The name of Dunin-Martsinkevich is attached to the Regional Theatre of Drama and Comedy in Bobruisk; the streets in Minsk, Molodechno, Ivenets and the village of Piarshai in Volozhin district bear his name. The Dunin-Martsinkevich literary museum was opened in the Piarshai school. There are plans to erect the writer’s monument in Minsk and a museum in Lutsynka.
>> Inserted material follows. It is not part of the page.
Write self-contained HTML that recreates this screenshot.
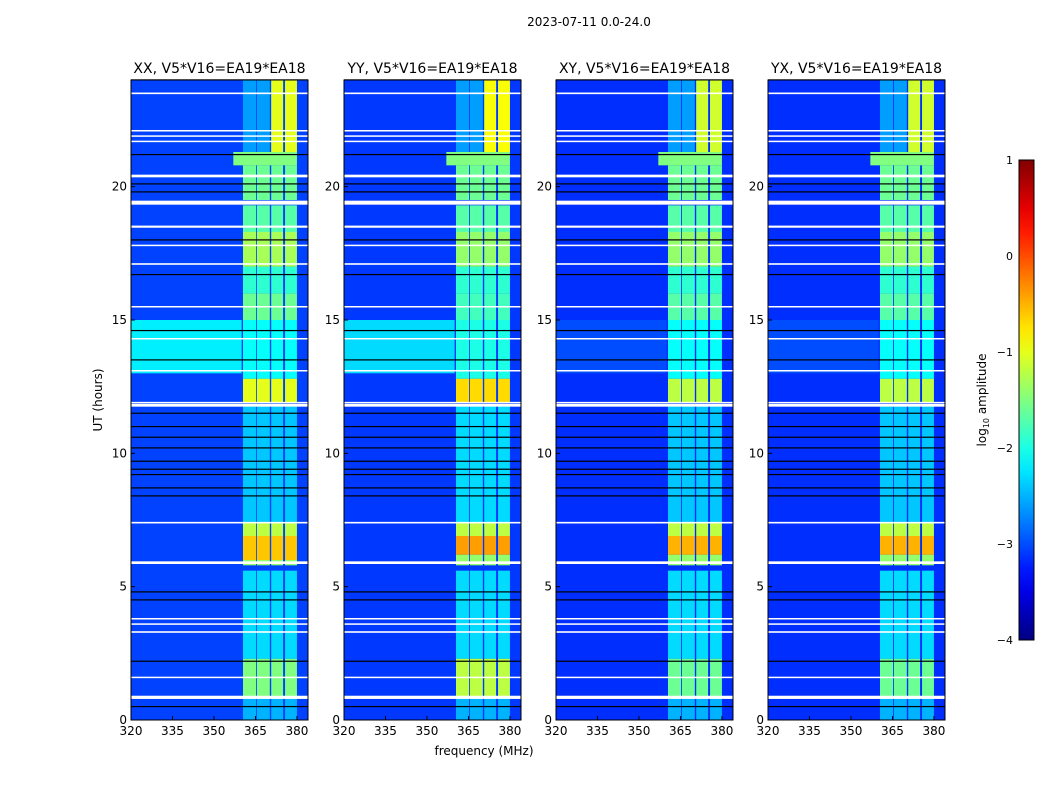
<!DOCTYPE html>
<html><head><meta charset="utf-8"><style>
body{margin:0;background:#fff;font-family:"DejaVu Sans",sans-serif}
svg text{font-family:"DejaVu Sans","Liberation Sans",sans-serif}
</style></head><body>
<svg id="fig" width="1050" height="800" xmlns="http://www.w3.org/2000/svg">
<text x="589" y="26" font-size="12" text-anchor="middle">2023-07-11 0.0-24.0</text>
<text x="484" y="755" font-size="12" text-anchor="middle">frequency (MHz)</text>
<text transform="translate(102,400) rotate(-90)" font-size="12" text-anchor="middle">UT (hours)</text>
<g id="panels"></g>
<g id="cbar"></g>
</svg>
<script>
const panelTitles=["XX, V5*V16=EA19*EA18","YY, V5*V16=EA19*EA18","XY, V5*V16=EA19*EA18","YX, V5*V16=EA19*EA18"];
const panelLefts=[131,344,556,768];
const xTicks=[320,335,350,365,380];
const yTicks=[0,5,10,15,20];
const cbarTicks=[1,0,-1,-2,-3,-4];
const baseValues=[-3.05,-3.1,-3.15,-3.15];
const bandFreqs=[[360.5,365.2],[365.5,370.2],[370.7,375],[375.7,380]];
const rfiBlocksXX=[[0,0.9,-2.5],[0.9,2.3,-1.5],[2.3,5.6,-2.3],[5.8,6.0,-1.4],[6.0,6.9,-0.6],[6.9,7.4,-1.2],[7.4,11.8,-2.4],[11.9,12.8,-1.0],[12.8,15.0,-2.1],[15.0,16.0,-1.6],[16.0,17.0,-1.9],[17.0,18.3,-1.3],[18.3,19.3,-1.7],[19.5,20.8,-1.6],[20.8,21.3,-1.5],[21.3,24,-2.6]];
const rfiBlocksYY=[[0,0.9,-2.5],[0.9,2.3,-1.2],[2.3,5.6,-2.3],[5.8,6.2,-1.4],[6.2,6.9,-0.4],[6.9,7.4,-1.2],[7.4,11.8,-2.3],[11.9,12.8,-0.7],[12.8,15.0,-2.0],[15.0,16.0,-1.8],[16.0,17.0,-1.9],[17.0,18.3,-1.4],[18.3,19.3,-1.7],[19.5,20.8,-1.6],[20.8,21.3,-1.5],[21.3,24,-2.6]];
const rfiBlocksXY=[[0,0.9,-2.5],[0.9,2.3,-1.6],[2.3,5.6,-2.3],[5.8,6.2,-1.4],[6.2,6.9,-0.5],[6.9,7.4,-1.2],[7.4,11.8,-2.4],[11.9,12.8,-1.2],[12.8,15.0,-2.1],[15.0,16.0,-1.7],[16.0,17.0,-1.9],[17.0,18.3,-1.4],[18.3,19.3,-1.7],[19.5,20.8,-1.6],[20.8,21.3,-1.5],[21.3,24,-2.6]];
const rfiBlocks=[rfiBlocksXX,rfiBlocksYY,rfiBlocksXY,rfiBlocksXY];
const hiBlocks=[[21.3,24,-1.0],[21.3,24,-0.9],[21.3,24,-1.1],[21.3,24,-1.1]];
const stripValues=[-2.2,-2.3,-3.0,-3.0];
const whiteRows=[0.85,1.6,3.3,3.6,3.8,5.9,7.4,11.8,11.9,13.1,14.3,15.5,17.1,17.8,18.5,19.4,20.4,21.7,21.9,22.1,23.5];
const whiteWidths=[0.12,0.05,0.06,0.05,0.05,0.1,0.06,0.1,0.06,0.05,0.05,0.05,0.06,0.05,0.08,0.15,0.1,0.05,0.05,0.05,0.06];
const blackRows=[0.5,2.2,4.5,4.8,8.4,8.7,9.2,9.4,9.7,10.2,10.6,11.0,11.5,13.5,14.6,16.7,18.0,19.8,20.1,21.2,24.0];

const NS="http://www.w3.org/2000/svg";
function jet(v){let t=(v+4)/5;t=Math.max(0,Math.min(1,t));
 const c=x=>Math.round(255*Math.max(0,Math.min(1,1.5-Math.abs(4*t-x))));
 return `rgb(${c(3)},${c(2)},${c(1)})`;}
function mk(tag,at,parent){const e=document.createElementNS(NS,tag);for(const k in at)e.setAttribute(k,at[k]);parent.appendChild(e);return e;}
const top0=80,bot0=720,pw=177;
const yS=h=>bot0-(h/24)*(bot0-top0);
const pg=document.getElementById('panels');
panelLefts.forEach((L,p)=>{
 const xS=f=>L+(f-320)/64*pw;
 const g=mk('g',{},pg);
 
 
 const bg=mk('rect',{x:L,y:top0,width:pw,height:bot0-top0,fill:jet(baseValues[p])},g);
 
 
 const st=mk('rect',{x:L,y:yS(15),width:xS(360)-L,height:yS(13)-yS(15),fill:jet(stripValues[p])},g);
 
 
 rfiBlocks[p].forEach(b=>{
  const bands=(b[0]>=20.7&&b[0]<21.3)?[[357,380]]:bandFreqs;
  bands.forEach(fr=>{
   const r=mk('rect',{x:xS(fr[0]),y:yS(b[1]),width:xS(fr[1])-xS(fr[0]),height:yS(b[0])-yS(b[1]),fill:jet(b[2])},g);
   
   
  });
 });
 const hb=hiBlocks[p];
 [bandFreqs[2],bandFreqs[3]].forEach(fr=>{
  const r=mk('rect',{x:xS(fr[0]),y:yS(hb[1]),width:xS(fr[1])-xS(fr[0]),height:yS(hb[0])-yS(hb[1]),fill:jet(hb[2])},g);
  
  
 });
 blackRows.forEach(h=>{
  const r=mk('rect',{x:L,y:yS(h)-0.7,width:pw,height:1.2,fill:'#000'},g);
  
  
 });
 whiteRows.forEach((h,i)=>{
  const r=mk('rect',{x:L,y:yS(h+whiteWidths[i]/2),width:pw,height:Math.max(1.5,yS(0)-yS(whiteWidths[i])),fill:'#fff'},g);
  
  
 });
 const fr=mk('rect',{x:L,y:top0,width:pw,height:bot0-top0,fill:'none',stroke:'#000','stroke-width':1},g);
 
 
 const t=mk('text',{x:L+pw/2,y:73,'font-size':14,'text-anchor':'middle'},g);t.textContent=panelTitles[p];
 
 
 xTicks.forEach(v=>{
  mk('line',{x1:xS(v),x2:xS(v),y1:bot0,y2:bot0-4,stroke:'#000'},g);
  const tx=mk('text',{x:xS(v),y:bot0+15,'font-size':12,'text-anchor':'middle'},g);tx.textContent=v;
  
  
 });
 yTicks.forEach(v=>{
  mk('line',{x1:L,x2:L+4,y1:yS(v),y2:yS(v),stroke:'#000'},g);
  const ty=mk('text',{x:L-4,y:yS(v)+4,'font-size':12,'text-anchor':'end'},g);ty.textContent=v;
  
  
 });
});
const cb=document.getElementById('cbar');


const cT=160,cB=640,cX=1019,cW=15;
const cY=v=>cB-(v+4)/5*(cB-cT);
const defs=mk('defs',{},cb);
const lg=mk('linearGradient',{id:'jetg',x1:0,y1:1,x2:0,y2:0},defs);
for(let i=0;i<=20;i++){mk('stop',{offset:i/20,'stop-color':jet(-4+5*i/20)},lg);}
mk('rect',{x:cX,y:cT,width:cW,height:cB-cT,fill:'url(#jetg)',stroke:'#000','stroke-width':1},cb);
cbarTicks.forEach(v=>{
 const t=mk('text',{x:cX-6,y:cY(v)+4,'font-size':11,'text-anchor':'end'},cb);
 t.textContent=v<0?'\u2212'+(-v):String(v);
 
 
});
const cl=mk('text',{transform:'translate(986,400) rotate(-90)','font-size':12,'text-anchor':'middle'},cb);
cl.innerHTML='log<tspan font-size="8" dy="3">10</tspan><tspan dy="-3"> amplitude</tspan>';


</script>
</body></html>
In 1984, all works by Dunin-Martsinkevich were published in a special edition. In 2007, the first book of a two-volume Collected Works of Dunin-Martsinkevich, which includes his poetic and dramatic works both in original language and in Belarusian translation (if the work was written in Polish), was issued. Also, the comedy “The Nobility of Pinsk” was printed in five European languages in a single book.

Dunin-Martsinkevich’s works are included in school curriculum. 

His plays “Idyll”, “The Nobility of Pinsk”, “Matchmaking” were staged in many professional and amateur theatres. “The Nobility of Pinsk” was televised.

Belarusian composers take inspiration from Dunin-Martsinkevich’s works. G. Vagner produced an opera based on “The Nobility of Pinsk” and P. Pukst composed music to its theatrical production. U. Kurian created a musical setting for “Idyll” at the Kupala National Academic Theatre. I. Luchanok and Z. Yautukhovich wrote songs based on the writer’s poetry.

The attention to Dunin-Martsinkevich’s personality and legacy is seen both in Belarus and abroad. His works are translated into German, Russian, Ukrainian, Polish and Latvian languages. The writer’s legacy was studied by the Polish, Ukrainian, Russian, English, German, Lithuanian, Slovak and Yugoslav scholars.

In 2004, the Fifth Rakov Readings on the topic “Vintsent Dunin-Martsinkevich in the Slavonic Literary Relationship” took place in the village of Piarshai, Volozhin district near Marstsinkevich’s Lutsynka.

The 200th anniversary of the writer was celebrated in Belarus at international level under the aegis of UNESCO.